You don’t want to do complex core exercises, but rather just proper breathing and pelvic floor contracts to prepare for birth.
Things like belly breathing on all 4’s, pelvic tilts, are going to be helpful.
You also want to make sure that before ANY exercise you do while pregnant, you contract your TA and hold baby in before performing.
We want a functional core, so that means slowing down and taking ego out of the picture.
I am a believer in professionals, good professionals.
Which is why I recommend all women see a pelvic floor physical therapist (physiotherapist) during pregnancy and after delivery.
They are the true warriors when it comes to working the pelvic floor and making sure it is functional.
I say this because thee are some warning signs or symptoms that may cause you to seek help.
During pregnancy these include:
• feeling of heaviness or dragging
• difficulty emptying bowels
• difficulty with functional tasks like walking or lifting
• low back, sacroiliac or hip pain
• pain with intercourse
• needing to go to the toilet all the time
• leaking urine when coughing or sneezing
• feeling like something is “falling out”

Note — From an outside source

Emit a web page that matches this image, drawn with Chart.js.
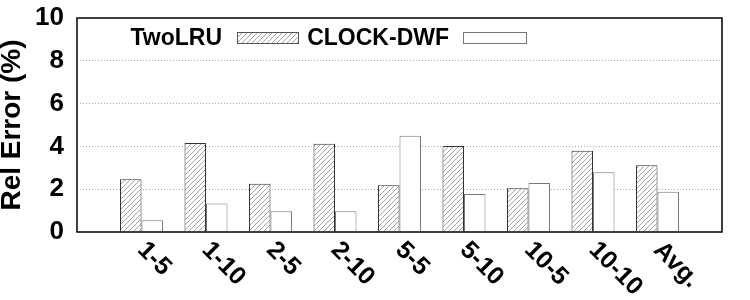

All of these are signs of pelvic floor dysfunction and you want to get it looked at and treated right away.
For postpartum, many of the concerns are the similar.
• Diastasis recti (separation of the abs that has not come back together with time or your own rehab)
• leaking urine or feces when coughing or sneezing
• pain during intercourse
• pelvic pain
• low back pain
We have professionals in different areas for a reason. Don’t drag out not feeling good or having a good experience because you don’t think you “should” need help through your journey.
The core and pelvic floor work together when they are functioning properly, but it also takes a lot of work to learn how to get them to work.
I hope this blog has taught you something about your core and pelvic floor, how to contract them, how it works, and what to do during pregnancy and postpartum.